━━━━━ DATA EXTRACT

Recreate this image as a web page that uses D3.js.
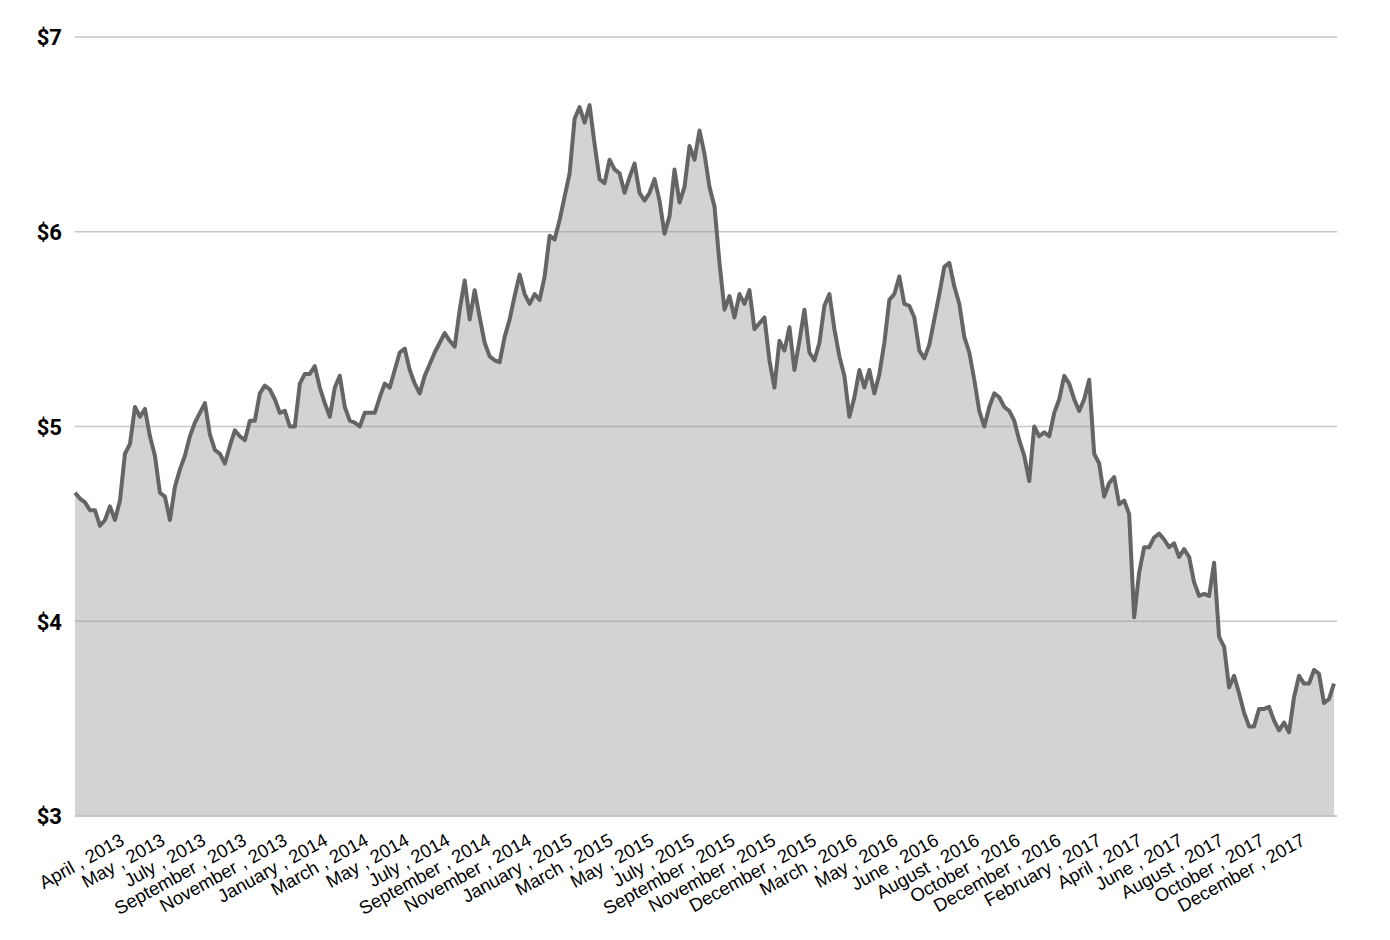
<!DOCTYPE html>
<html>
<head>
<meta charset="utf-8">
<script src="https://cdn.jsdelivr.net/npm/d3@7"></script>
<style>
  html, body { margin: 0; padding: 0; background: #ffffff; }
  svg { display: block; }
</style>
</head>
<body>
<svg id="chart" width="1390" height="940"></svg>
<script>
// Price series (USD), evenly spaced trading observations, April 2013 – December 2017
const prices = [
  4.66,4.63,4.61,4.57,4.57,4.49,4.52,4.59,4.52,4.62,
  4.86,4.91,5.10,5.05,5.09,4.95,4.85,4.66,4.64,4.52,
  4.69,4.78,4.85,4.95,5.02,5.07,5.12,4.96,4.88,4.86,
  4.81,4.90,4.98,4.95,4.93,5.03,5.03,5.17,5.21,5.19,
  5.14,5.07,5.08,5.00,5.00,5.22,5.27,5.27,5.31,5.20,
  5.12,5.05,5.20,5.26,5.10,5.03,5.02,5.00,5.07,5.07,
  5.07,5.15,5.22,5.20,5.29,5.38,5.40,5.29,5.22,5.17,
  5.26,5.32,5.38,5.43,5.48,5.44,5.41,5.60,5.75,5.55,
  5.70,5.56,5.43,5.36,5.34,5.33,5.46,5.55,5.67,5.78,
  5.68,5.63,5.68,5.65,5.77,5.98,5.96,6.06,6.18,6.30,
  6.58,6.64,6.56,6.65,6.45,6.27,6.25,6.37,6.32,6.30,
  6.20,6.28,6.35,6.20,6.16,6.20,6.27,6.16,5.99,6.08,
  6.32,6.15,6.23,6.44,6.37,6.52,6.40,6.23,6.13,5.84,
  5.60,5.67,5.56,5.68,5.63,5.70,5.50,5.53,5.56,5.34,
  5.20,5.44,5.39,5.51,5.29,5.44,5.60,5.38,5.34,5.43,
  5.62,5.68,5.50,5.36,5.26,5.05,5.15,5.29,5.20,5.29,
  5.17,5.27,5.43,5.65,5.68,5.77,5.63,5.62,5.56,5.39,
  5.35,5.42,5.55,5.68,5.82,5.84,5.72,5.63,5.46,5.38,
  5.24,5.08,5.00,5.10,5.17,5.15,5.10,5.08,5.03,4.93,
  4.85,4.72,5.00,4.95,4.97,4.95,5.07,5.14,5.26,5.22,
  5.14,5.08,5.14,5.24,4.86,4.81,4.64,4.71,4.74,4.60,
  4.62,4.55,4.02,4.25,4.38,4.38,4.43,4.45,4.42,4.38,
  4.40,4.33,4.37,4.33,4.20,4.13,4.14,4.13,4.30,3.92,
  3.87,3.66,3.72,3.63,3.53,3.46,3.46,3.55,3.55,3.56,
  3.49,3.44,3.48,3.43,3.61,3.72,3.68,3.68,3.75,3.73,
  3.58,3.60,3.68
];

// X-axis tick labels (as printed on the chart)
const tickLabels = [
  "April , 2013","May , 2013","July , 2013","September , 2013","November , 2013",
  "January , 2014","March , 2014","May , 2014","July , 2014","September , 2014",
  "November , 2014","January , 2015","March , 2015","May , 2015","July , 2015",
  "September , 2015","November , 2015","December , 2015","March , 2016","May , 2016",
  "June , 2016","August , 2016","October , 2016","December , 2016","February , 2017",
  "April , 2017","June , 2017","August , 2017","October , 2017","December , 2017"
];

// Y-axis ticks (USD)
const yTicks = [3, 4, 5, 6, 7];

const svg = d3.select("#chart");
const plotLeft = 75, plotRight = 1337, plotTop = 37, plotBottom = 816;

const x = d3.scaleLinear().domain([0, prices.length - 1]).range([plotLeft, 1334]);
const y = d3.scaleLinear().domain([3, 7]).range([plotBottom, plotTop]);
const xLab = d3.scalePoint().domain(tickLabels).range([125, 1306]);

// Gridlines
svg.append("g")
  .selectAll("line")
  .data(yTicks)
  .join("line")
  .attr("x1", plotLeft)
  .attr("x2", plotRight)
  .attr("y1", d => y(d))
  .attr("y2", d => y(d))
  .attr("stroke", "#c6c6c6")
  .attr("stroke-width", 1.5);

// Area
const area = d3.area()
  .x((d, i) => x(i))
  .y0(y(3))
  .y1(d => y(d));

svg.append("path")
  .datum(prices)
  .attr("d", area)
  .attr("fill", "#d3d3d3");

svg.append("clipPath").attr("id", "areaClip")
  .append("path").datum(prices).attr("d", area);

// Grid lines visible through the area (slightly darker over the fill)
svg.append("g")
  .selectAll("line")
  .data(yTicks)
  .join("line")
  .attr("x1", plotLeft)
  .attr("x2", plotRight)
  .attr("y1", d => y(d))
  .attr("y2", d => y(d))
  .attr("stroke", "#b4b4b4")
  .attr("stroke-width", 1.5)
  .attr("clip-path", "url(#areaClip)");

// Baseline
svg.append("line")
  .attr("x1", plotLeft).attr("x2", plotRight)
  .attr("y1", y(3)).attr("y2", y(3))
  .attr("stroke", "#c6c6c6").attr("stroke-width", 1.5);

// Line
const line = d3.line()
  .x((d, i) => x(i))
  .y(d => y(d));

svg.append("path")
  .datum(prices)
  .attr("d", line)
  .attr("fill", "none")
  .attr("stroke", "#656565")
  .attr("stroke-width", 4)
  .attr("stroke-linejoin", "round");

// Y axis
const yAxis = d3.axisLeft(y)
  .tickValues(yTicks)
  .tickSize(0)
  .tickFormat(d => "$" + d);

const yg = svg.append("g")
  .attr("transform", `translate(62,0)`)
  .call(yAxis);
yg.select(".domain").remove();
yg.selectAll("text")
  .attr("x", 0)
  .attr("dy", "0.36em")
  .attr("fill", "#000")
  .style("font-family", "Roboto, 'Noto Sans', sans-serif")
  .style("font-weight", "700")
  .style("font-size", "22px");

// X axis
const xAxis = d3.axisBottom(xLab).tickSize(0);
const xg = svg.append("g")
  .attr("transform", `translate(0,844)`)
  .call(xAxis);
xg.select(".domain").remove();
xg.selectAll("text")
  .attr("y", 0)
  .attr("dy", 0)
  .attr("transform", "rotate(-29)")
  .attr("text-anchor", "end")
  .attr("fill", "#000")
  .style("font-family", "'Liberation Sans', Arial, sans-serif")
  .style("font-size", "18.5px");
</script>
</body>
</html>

━━━━━━━━━━

Retype the whole listing, keeping every line identical and omitting all pictures.

Recreate this image as a web page that uses D3.js.
<!DOCTYPE html>
<html>
<head>
<meta charset="utf-8">
<script src="https://cdn.jsdelivr.net/npm/d3@7"></script>
<style>
  html, body { margin: 0; padding: 0; background: #ffffff; }
  svg { display: block; }
</style>
</head>
<body>
<svg id="chart" width="1390" height="940"></svg>
<script>
// Price series (USD), evenly spaced trading observations, April 2013 – December 2017
const prices = [
  4.66,4.63,4.61,4.57,4.57,4.49,4.52,4.59,4.52,4.62,
  4.86,4.91,5.10,5.05,5.09,4.95,4.85,4.66,4.64,4.52,
  4.69,4.78,4.85,4.95,5.02,5.07,5.12,4.96,4.88,4.86,
  4.81,4.90,4.98,4.95,4.93,5.03,5.03,5.17,5.21,5.19,
  5.14,5.07,5.08,5.00,5.00,5.22,5.27,5.27,5.31,5.20,
  5.12,5.05,5.20,5.26,5.10,5.03,5.02,5.00,5.07,5.07,
  5.07,5.15,5.22,5.20,5.29,5.38,5.40,5.29,5.22,5.17,
  5.26,5.32,5.38,5.43,5.48,5.44,5.41,5.60,5.75,5.55,
  5.70,5.56,5.43,5.36,5.34,5.33,5.46,5.55,5.67,5.78,
  5.68,5.63,5.68,5.65,5.77,5.98,5.96,6.06,6.18,6.30,
  6.58,6.64,6.56,6.65,6.45,6.27,6.25,6.37,6.32,6.30,
  6.20,6.28,6.35,6.20,6.16,6.20,6.27,6.16,5.99,6.08,
  6.32,6.15,6.23,6.44,6.37,6.52,6.40,6.23,6.13,5.84,
  5.60,5.67,5.56,5.68,5.63,5.70,5.50,5.53,5.56,5.34,
  5.20,5.44,5.39,5.51,5.29,5.44,5.60,5.38,5.34,5.43,
  5.62,5.68,5.50,5.36,5.26,5.05,5.15,5.29,5.20,5.29,
  5.17,5.27,5.43,5.65,5.68,5.77,5.63,5.62,5.56,5.39,
  5.35,5.42,5.55,5.68,5.82,5.84,5.72,5.63,5.46,5.38,
  5.24,5.08,5.00,5.10,5.17,5.15,5.10,5.08,5.03,4.93,
  4.85,4.72,5.00,4.95,4.97,4.95,5.07,5.14,5.26,5.22,
  5.14,5.08,5.14,5.24,4.86,4.81,4.64,4.71,4.74,4.60,
  4.62,4.55,4.02,4.25,4.38,4.38,4.43,4.45,4.42,4.38,
  4.40,4.33,4.37,4.33,4.20,4.13,4.14,4.13,4.30,3.92,
  3.87,3.66,3.72,3.63,3.53,3.46,3.46,3.55,3.55,3.56,
  3.49,3.44,3.48,3.43,3.61,3.72,3.68,3.68,3.75,3.73,
  3.58,3.60,3.68
];

// X-axis tick labels (as printed on the chart)
const tickLabels = [
  "April , 2013","May , 2013","July , 2013","September , 2013","November , 2013",
  "January , 2014","March , 2014","May , 2014","July , 2014","September , 2014",
  "November , 2014","January , 2015","March , 2015","May , 2015","July , 2015",
  "September , 2015","November , 2015","December , 2015","March , 2016","May , 2016",
  "June , 2016","August , 2016","October , 2016","December , 2016","February , 2017",
  "April , 2017","June , 2017","August , 2017","October , 2017","December , 2017"
];

// Y-axis ticks (USD)
const yTicks = [3, 4, 5, 6, 7];

const svg = d3.select("#chart");
const plotLeft = 75, plotRight = 1337, plotTop = 37, plotBottom = 816;

const x = d3.scaleLinear().domain([0, prices.length - 1]).range([plotLeft, 1334]);
const y = d3.scaleLinear().domain([3, 7]).range([plotBottom, plotTop]);
const xLab = d3.scalePoint().domain(tickLabels).range([125, 1306]);

// Gridlines
svg.append("g")
  .selectAll("line")
  .data(yTicks)
  .join("line")
  .attr("x1", plotLeft)
  .attr("x2", plotRight)
  .attr("y1", d => y(d))
  .attr("y2", d => y(d))
  .attr("stroke", "#c6c6c6")
  .attr("stroke-width", 1.5);

// Area
const area = d3.area()
  .x((d, i) => x(i))
  .y0(y(3))
  .y1(d => y(d));

svg.append("path")
  .datum(prices)
  .attr("d", area)
  .attr("fill", "#d3d3d3");

svg.append("clipPath").attr("id", "areaClip")
  .append("path").datum(prices).attr("d", area);

// Grid lines visible through the area (slightly darker over the fill)
svg.append("g")
  .selectAll("line")
  .data(yTicks)
  .join("line")
  .attr("x1", plotLeft)
  .attr("x2", plotRight)
  .attr("y1", d => y(d))
  .attr("y2", d => y(d))
  .attr("stroke", "#b4b4b4")
  .attr("stroke-width", 1.5)
  .attr("clip-path", "url(#areaClip)");

// Baseline
svg.append("line")
  .attr("x1", plotLeft).attr("x2", plotRight)
  .attr("y1", y(3)).attr("y2", y(3))
  .attr("stroke", "#c6c6c6").attr("stroke-width", 1.5);

// Line
const line = d3.line()
  .x((d, i) => x(i))
  .y(d => y(d));

svg.append("path")
  .datum(prices)
  .attr("d", line)
  .attr("fill", "none")
  .attr("stroke", "#656565")
  .attr("stroke-width", 4)
  .attr("stroke-linejoin", "round");

// Y axis
const yAxis = d3.axisLeft(y)
  .tickValues(yTicks)
  .tickSize(0)
  .tickFormat(d => "$" + d);

const yg = svg.append("g")
  .attr("transform", `translate(62,0)`)
  .call(yAxis);
yg.select(".domain").remove();
yg.selectAll("text")
  .attr("x", 0)
  .attr("dy", "0.36em")
  .attr("fill", "#000")
  .style("font-family", "Roboto, 'Noto Sans', sans-serif")
  .style("font-weight", "700")
  .style("font-size", "22px");

// X axis
const xAxis = d3.axisBottom(xLab).tickSize(0);
const xg = svg.append("g")
  .attr("transform", `translate(0,844)`)
  .call(xAxis);
xg.select(".domain").remove();
xg.selectAll("text")
  .attr("y", 0)
  .attr("dy", 0)
  .attr("transform", "rotate(-29)")
  .attr("text-anchor", "end")
  .attr("fill", "#000")
  .style("font-family", "'Liberation Sans', Arial, sans-serif")
  .style("font-size", "18.5px");
</script>
</body>
</html>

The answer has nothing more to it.